First, he could allow opposing views more grace by adding some preliminary remarks similar to those made by Reppert in his defense of C.S. Lewis: "It seems to me that many discussions of Lewis's arguments treat these arguments as finished products, to be accepted or rejected as they stand ... There are, of course, valid points to be made on the side opposing Lewis ... [whose argument] can either be offered as a final answer or as a spur to think the relevant issues through oneself" (Reppert, pages 12-14). Second, Byl might consider toning down the certainty with which he dismisses a variety of positions. Several times throughout the book he makes concluding statements like, "Such questions xxx is unable to answer," where xxx is the name of a person espousing a view with which he disagrees.

There are also instances of what I would call inappropriate criticisms of silence, where Byl says things like, "so and so gives no detailed argumentation for such and such." But Byl himself gives no such "detailed argumentation" in some of the theories he develops.

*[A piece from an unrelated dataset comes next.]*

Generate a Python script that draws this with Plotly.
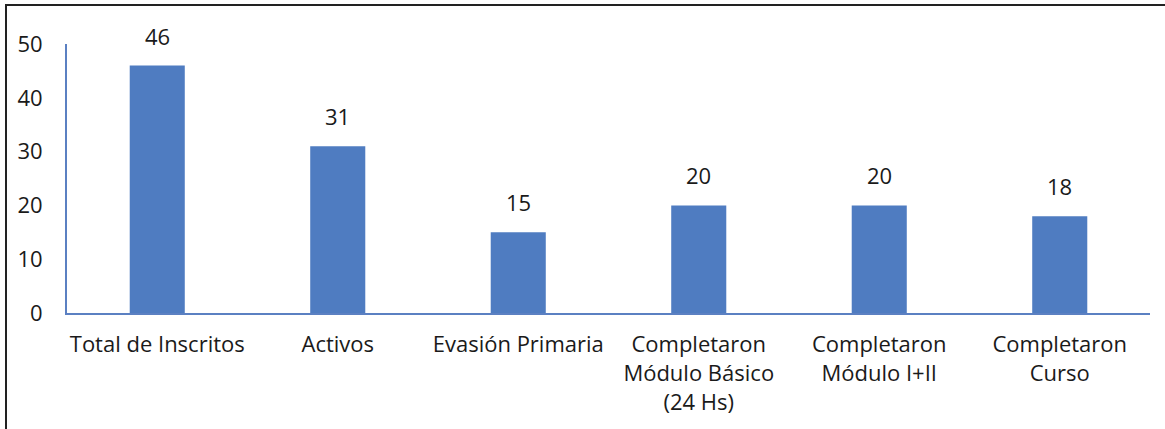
import plotly.graph_objects as go

categories = ["Total de Inscritos", "Activos", "Evasión Primaria",
              "Completaron<br>Módulo Básico<br>(24 Hs)", "Completaron<br>Módulo I+II",
              "Completaron<br>Curso"]
values = [46, 31, 15, 20, 20, 18]
y_ticks = [0, 10, 20, 30, 40, 50]

W, H = 1165, 429
ml, mr, mt, mb = 67, 15, 44, 116

FONT = "Open Sans"
FS = 22
fig = go.Figure(go.Bar(
    x=categories, y=values, marker_color="#4F7CC1", marker_line_width=0,
    cliponaxis=False, hoverinfo="x+y",
))

for c, v in zip(categories, values):
    fig.add_annotation(x=c, y=v, text=str(v), showarrow=False, yanchor="bottom",
                       yshift=13, font=dict(family=FONT, size=FS, color="#1a1a1a"))

fig.update_layout(
    width=W, height=H,
    margin=dict(l=ml, r=mr, t=mt, b=mb),
    paper_bgcolor="white", plot_bgcolor="white",
    bargap=0.695, showlegend=False,
    font=dict(family=FONT, size=FS, color="#1a1a1a"),
    xaxis=dict(showline=True, linecolor="#5B80C2", linewidth=2, ticks="",
               showgrid=False, tickfont=dict(size=FS), ticklabelstandoff=11),
    yaxis=dict(range=[0, 50], tickvals=y_ticks, showline=True, linecolor="#5B80C2",
               linewidth=2, showgrid=False, zeroline=False, ticks="",
               tickfont=dict(size=FS), ticklabelstandoff=18),
)

pw = W - ml - mr
ph = H - mt - mb
def px_x(p): return (p - ml) / pw
def px_y(p): return (H - mb - p) / ph

fig.add_shape(type="rect", xref="paper", yref="paper",
              x0=px_x(6), x1=px_x(1168), y0=px_y(440), y1=px_y(5),
              line=dict(color="#222222", width=2), fillcolor="rgba(0,0,0,0)", layer="above")

fig.write_html("out.html")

Byl is extremely well-read, and has an impressive bibliography. Nevertheless, there are at least two sources he omits with which he could have profitably interacted. *Conversations on Mind, Matter, and Mathematics* (Princeton, 1989), pits biologist Jean-Pierre Changeux, who argues that mathematics is merely a product of neural interactions in the human brain, against mathematician Alain Connes, who argues for an objective, independent existence of mathematical objects. There were also numerous occasions where he might have drawn from chapters in Mathematics in a Postmodern Age: A Christian Perspective, (Eerdmans, 2001).

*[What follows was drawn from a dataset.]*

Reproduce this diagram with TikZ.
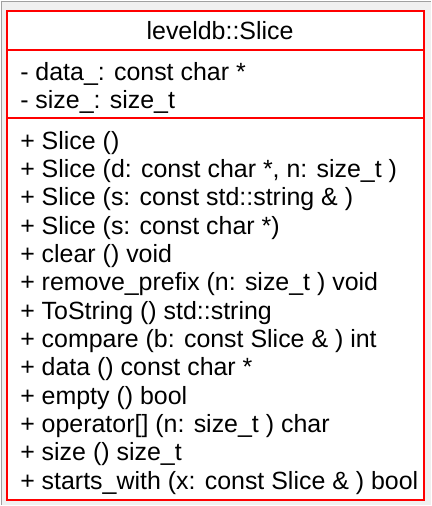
\documentclass[tikz,border=0pt]{standalone}
\usepackage{fontspec}
\setmainfont{Liberation Sans}
\definecolor{umlred}{HTML}{FF0000}
\definecolor{winbg}{HTML}{F0F0F0}
\definecolor{winedge}{HTML}{A0A0A0}
\begin{document}
\begin{tikzpicture}[x=1pt,y=-1pt,font=\fontsize{25}{28}\selectfont]
 \tikzstyle{classbox}=[draw=umlred,line width=2pt,fill=white]
 \tikzstyle{divider}=[draw=umlred,line width=2pt]
 \tikzstyle{member}=[anchor=base west,inner sep=0pt,text=black]
 \tikzstyle{title}=[anchor=base,inner sep=0pt,text=black]
 % window background
 \fill[winbg] (0,0) rectangle (431,506);
 \draw[winedge,line width=1.2pt] (0,1) -- (431,1);
 \draw[winedge,line width=1.2pt] (1,0) -- (1,506);
 % class box
 \draw[classbox] (6.5,10) rectangle (424,501);
 \coordinate (headL) at (6.5,50);
 \coordinate (headR) at (424,50);
 \coordinate (attrL) at (6.5,118);
 \coordinate (attrR) at (424,118);
 \draw[divider] (headL) -- (headR);
 \draw[divider] (attrL) -- (attrR);
 \node[title] (name) at (220,38.5) {leveldb::Slice};
 \node[member] (attr1) at (19.5,80) {- data\_: const char *};
 \node[member] (attr2) at (19.5,108.5) {- size\_: size\_t};
 \foreach \txt [count=\k] in {{+ Slice ()},
   {+ Slice (d: const char *, n: size\_t )},
   {+ Slice (s: const std::string \& )},
   {+ Slice (s: const char *)},
   {+ clear () void},
   {+ remove\_prefix (n: size\_t ) void},
   {+ ToString () std::string},
   {+ compare (b: const Slice \& ) int},
   {+ data () const char *},
   {+ empty () bool},
   {+ operator[] (n: size\_t ) char},
   {+ size () size\_t},
   {+ starts\_with (x: const Slice \& ) bool}}
  \node[member] (op\k) at (19.5,{149+28.4*(\k-1)}) {\txt};
\end{tikzpicture}
\end{document}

Finally, there are some minor inaccuracies in the book. Kant is said to be an empiricist (page 38), a label that would puzzle philosophers, as no empiricist would accept Kant's notion of the synthetic a priori. A better classification is a constructivist, or maybe a rationalist-empiricist hybrid. Euclid's theorem on the infinitude of prime numbers is said to be an *indirect* proof that "starts off by assuming the number of primes is *not* infinite" (page 145). Actually, Euclid's theorem is a *direct* proof of the claim, "Prime numbers are more than any assigned multitude of prime numbers." Perhaps less significant, Gödel's theorem could be nuanced a bit more precisely, and Goldbach's conjecture is cast as "any even whole number can be written as a sum of two primes" (page 145). Byl evidently chose not to bother his readers with a subtler version of Gödel's theorem, or with the requirement that the even number in Goldbach's conjecture be greater than 2. A danger with this approach, however, is that some knowledgeable folks, who are reading skeptically and looking for things to pick at, may, because of these simplifications, tend to read the rest of the book more dismissively than they would otherwise.

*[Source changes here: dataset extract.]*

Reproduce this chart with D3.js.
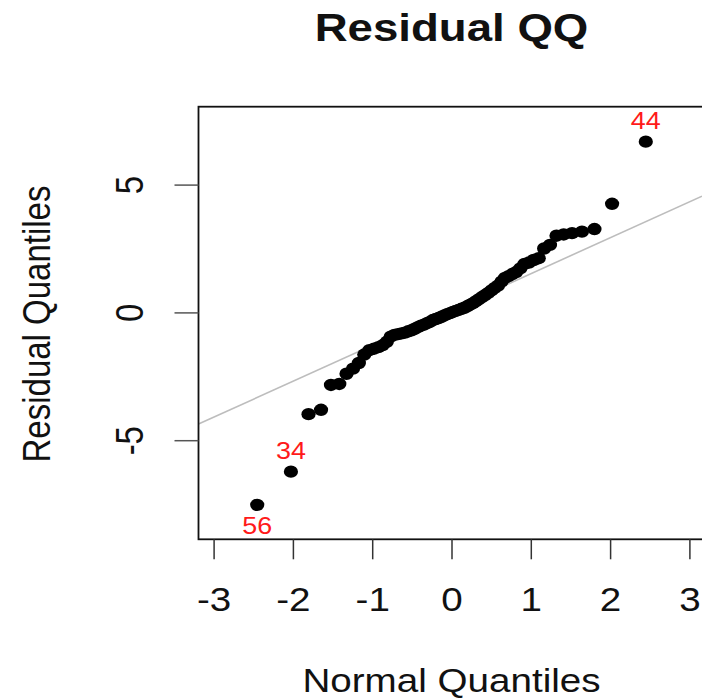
<!DOCTYPE html>
<html>
<head>
<meta charset="utf-8">
<script src="https://cdn.jsdelivr.net/npm/d3@7"></script>
<style>
  html, body { margin: 0; padding: 0; background: #fff; }
  svg { display: block; font-family: "Liberation Sans", Arial, Helvetica, sans-serif; }
</style>
</head>
<body>
<svg id="chart" width="702" height="699"></svg>
<script>
// theoretical normal quantiles (x) and sorted residuals (y)
const normalQ = [-2.450, -2.025, -1.803, -1.645, -1.520, -1.415, -1.324, -1.242, -1.168, -1.100,
  -1.036, -0.977, -0.921, -0.867, -0.816, -0.767, -0.720, -0.674, -0.630, -0.587,
  -0.545, -0.504, -0.464, -0.424, -0.385, -0.347, -0.309, -0.272, -0.235, -0.198,
  -0.162, -0.126, -0.090, -0.054, -0.018, 0.018, 0.054, 0.090, 0.126, 0.162,
  0.198, 0.235, 0.272, 0.309, 0.347, 0.385, 0.424, 0.464, 0.504, 0.545,
  0.587, 0.630, 0.674, 0.720, 0.767, 0.816, 0.867, 0.921, 0.977, 1.036,
  1.100, 1.168, 1.242, 1.324, 1.415, 1.520, 1.645, 1.803, 2.025, 2.450];

const residQ = [-7.53, -6.23, -3.98, -3.81, -2.84, -2.80, -2.40, -2.20, -1.98, -1.65,
  -1.48, -1.42, -1.36, -1.28, -1.15, -0.95, -0.88, -0.85, -0.82, -0.79,
  -0.74, -0.70, -0.64, -0.58, -0.52, -0.48, -0.42, -0.37, -0.30, -0.26,
  -0.22, -0.17, -0.12, -0.07, -0.03, 0.02, 0.06, 0.10, 0.14, 0.18,
  0.24, 0.30, 0.36, 0.44, 0.52, 0.60, 0.68, 0.76, 0.86, 0.96,
  1.05, 1.20, 1.35, 1.42, 1.50, 1.58, 1.72, 1.90, 1.95, 2.05,
  2.12, 2.50, 2.64, 3.00, 3.05, 3.10, 3.16, 3.26, 4.25, 6.68];

// labelled outliers: position in sorted order, observation id, above/below
const outlierIdx = [0, 1, 69];
const outlierText = ["56", "34", "44"];
const outlierSide = ["below", "above", "above"];

// reference line (qqline)
const lineIntercept = 0.11;
const lineSlope = 1.404;

const xTicks = [-3, -2, -1, 0, 1, 2, 3];
const yTicks = [-5, 0, 5];

const svg = d3.select("#chart");

// the picture is stretched sideways a bit, text follows that
const sx = 1.17;

const box = { left: 198.5, right: 706, top: 106.7, bottom: 539.3 };

const x = d3.scaleLinear().domain([-3, 3]).range([213.6, 689.4]);
const y = d3.scaleLinear().domain([-5, 5]).range([440.2, 184.6]);

// R prints a plain hyphen, not the unicode minus
const fmt = d => String(d);

svg.append("clipPath").attr("id", "plotclip")
  .append("rect")
  .attr("x", box.left).attr("y", box.top)
  .attr("width", box.right - box.left).attr("height", box.bottom - box.top);

// reference line
const x0 = x.invert(box.left), x1 = x.invert(702);
svg.append("line")
  .attr("clip-path", "url(#plotclip)")
  .attr("x1", x(x0)).attr("y1", y(lineIntercept + lineSlope * x0))
  .attr("x2", x(x1)).attr("y2", y(lineIntercept + lineSlope * x1))
  .attr("stroke", "#bdbdbd")
  .attr("stroke-width", 1.6);

// points
const pts = normalQ.map((q, i) => ({ q: q, r: residQ[i] }));
svg.append("g")
  .selectAll("ellipse")
  .data(pts)
  .enter()
  .append("ellipse")
  .attr("cx", d => x(d.q))
  .attr("cy", d => y(d.r))
  .attr("rx", 7.1)
  .attr("ry", 6.2)
  .attr("fill", "#000");

// outlier labels
svg.append("g")
  .selectAll("text")
  .data(outlierIdx)
  .enter()
  .append("text")
  .attr("transform", (d, i) => {
    const ty = outlierSide[i] === "above" ? y(residQ[d]) - 13 : y(residQ[d]) + 29;
    return `translate(${x(normalQ[d])},${ty}) scale(${sx},1)`;
  })
  .attr("text-anchor", "middle")
  .attr("font-size", 23)
  .attr("fill", "#ff1a1a")
  .text((d, i) => outlierText[i]);

// box
svg.append("rect")
  .attr("x", box.left).attr("y", box.top)
  .attr("width", box.right - box.left).attr("height", box.bottom - box.top)
  .attr("fill", "none")
  .attr("stroke", "#111")
  .attr("stroke-width", 1.8);

// x axis
const xAxis = svg.append("g")
  .attr("transform", `translate(0,${box.bottom})`)
  .call(d3.axisBottom(x).tickValues(xTicks).tickSize(20).tickPadding(28.6).tickSizeOuter(0)
    .tickFormat(fmt));
xAxis.select(".domain").remove();
xAxis.selectAll(".tick line").attr("stroke", "#333").attr("stroke-width", 1.5);
xAxis.selectAll(".tick text")
  .attr("font-size", 33)
  .attr("font-family", null)
  .attr("fill", "#111")
  .attr("transform", `scale(${sx},1)`);

// y axis (R style: labels parallel to the axis)
const yAxis = svg.append("g")
  .attr("transform", `translate(${box.left},0)`)
  .call(d3.axisLeft(y).tickValues(yTicks).tickSize(24).tickSizeOuter(0).tickFormat(fmt));
yAxis.select(".domain").remove();
yAxis.selectAll(".tick line").attr("stroke", "#555").attr("stroke-width", 1.5);
yAxis.selectAll(".tick text")
  .attr("x", null).attr("dy", null)
  .attr("font-size", 33)
  .attr("font-family", null)
  .attr("fill", "#111")
  .attr("text-anchor", "middle")
  .attr("transform", `translate(${143 - box.left},0) scale(${sx},1) rotate(-90)`);

// titles
svg.append("text")
  .attr("transform", `translate(451.5,40.5) scale(1.2,1)`)
  .attr("text-anchor", "middle")
  .attr("font-size", 38)
  .attr("font-weight", "bold")
  .attr("fill", "#111")
  .text("Residual QQ");

svg.append("text")
  .attr("transform", `translate(451.5,692) scale(${sx},1)`)
  .attr("text-anchor", "middle")
  .attr("font-size", 33)
  .attr("fill", "#111")
  .text("Normal Quantiles");

svg.append("text")
  .attr("transform", `translate(49.5,324) scale(${sx},1) rotate(-90)`)
  .attr("text-anchor", "middle")
  .attr("font-size", 33)
  .attr("fill", "#111")
  .text("Residual Quantiles");
</script>
</body>
</html>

All things considered, John Byl has produced a notable work. He should be commended for the time and care he put into it. I am glad I read it, for it contained many thought-provoking ideas. I would recommend it to a variety of people, but in giving them my recommendation I would want to mention some cautionary notes already discussed. Meanwhile, I will look forward to further scholarly writings from the author in the years ahead.

Russell Howell is Professor of Mathematics at Westmont College in Santa Barbara, CA. His area of interest is Complex Analysis; he also enjoys tennis, music (piano) and ocean kayaking.